_DO THIS:_ Retype exactly what runs from the first line of the data to the line with "414000, 300000, 201000, 111000, 42000, 0, 0, 0]", keeping both of those lines and skipping pictures.

_DATA LINES:_
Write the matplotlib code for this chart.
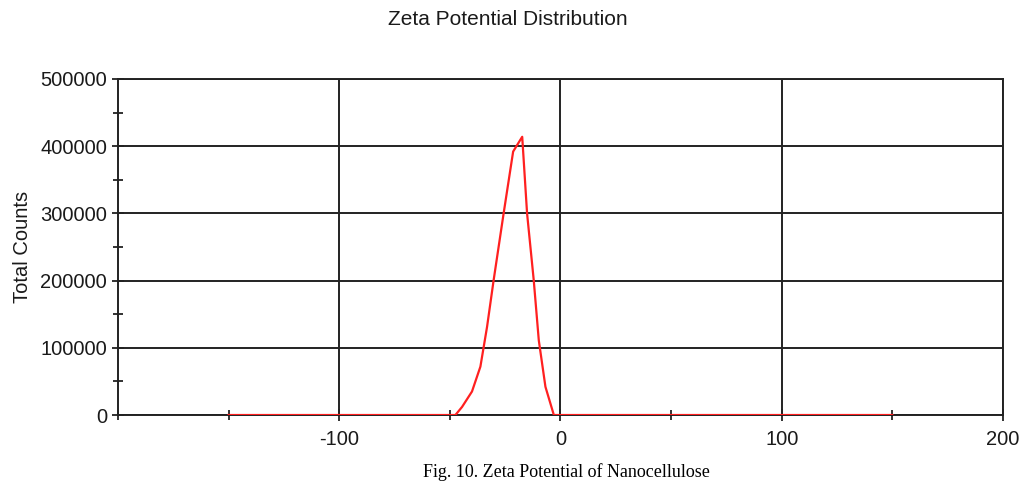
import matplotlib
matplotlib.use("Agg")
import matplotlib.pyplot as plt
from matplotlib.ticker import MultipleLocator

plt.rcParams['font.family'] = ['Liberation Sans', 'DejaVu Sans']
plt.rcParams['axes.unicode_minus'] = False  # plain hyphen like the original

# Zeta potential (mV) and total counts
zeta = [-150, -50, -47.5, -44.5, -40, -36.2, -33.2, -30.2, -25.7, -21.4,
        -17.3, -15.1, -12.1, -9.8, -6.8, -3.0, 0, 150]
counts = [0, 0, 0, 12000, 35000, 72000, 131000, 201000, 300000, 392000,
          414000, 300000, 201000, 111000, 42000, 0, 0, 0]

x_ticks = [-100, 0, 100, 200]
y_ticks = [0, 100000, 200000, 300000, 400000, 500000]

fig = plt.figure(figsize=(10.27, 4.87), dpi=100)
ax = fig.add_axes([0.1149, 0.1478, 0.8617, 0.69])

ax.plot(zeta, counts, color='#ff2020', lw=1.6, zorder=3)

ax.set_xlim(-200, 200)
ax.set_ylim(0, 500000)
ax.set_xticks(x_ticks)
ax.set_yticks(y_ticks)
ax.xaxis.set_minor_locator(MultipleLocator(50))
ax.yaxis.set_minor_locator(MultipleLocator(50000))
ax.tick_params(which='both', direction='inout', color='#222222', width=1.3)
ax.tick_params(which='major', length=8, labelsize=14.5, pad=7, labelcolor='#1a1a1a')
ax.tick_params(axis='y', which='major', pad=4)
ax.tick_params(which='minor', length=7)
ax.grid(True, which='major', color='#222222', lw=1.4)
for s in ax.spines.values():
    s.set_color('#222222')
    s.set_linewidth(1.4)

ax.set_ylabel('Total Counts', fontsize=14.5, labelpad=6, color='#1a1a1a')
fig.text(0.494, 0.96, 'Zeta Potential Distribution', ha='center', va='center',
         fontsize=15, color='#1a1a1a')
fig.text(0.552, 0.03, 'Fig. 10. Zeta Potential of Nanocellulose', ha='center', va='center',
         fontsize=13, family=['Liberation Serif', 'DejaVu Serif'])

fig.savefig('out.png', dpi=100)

_WORKED ANSWER:_
Write the matplotlib code for this chart.
import matplotlib
matplotlib.use("Agg")
import matplotlib.pyplot as plt
from matplotlib.ticker import MultipleLocator

plt.rcParams['font.family'] = ['Liberation Sans', 'DejaVu Sans']
plt.rcParams['axes.unicode_minus'] = False  # plain hyphen like the original

# Zeta potential (mV) and total counts
zeta = [-150, -50, -47.5, -44.5, -40, -36.2, -33.2, -30.2, -25.7, -21.4,
        -17.3, -15.1, -12.1, -9.8, -6.8, -3.0, 0, 150]
counts = [0, 0, 0, 12000, 35000, 72000, 131000, 201000, 300000, 392000,
          414000, 300000, 201000, 111000, 42000, 0, 0, 0]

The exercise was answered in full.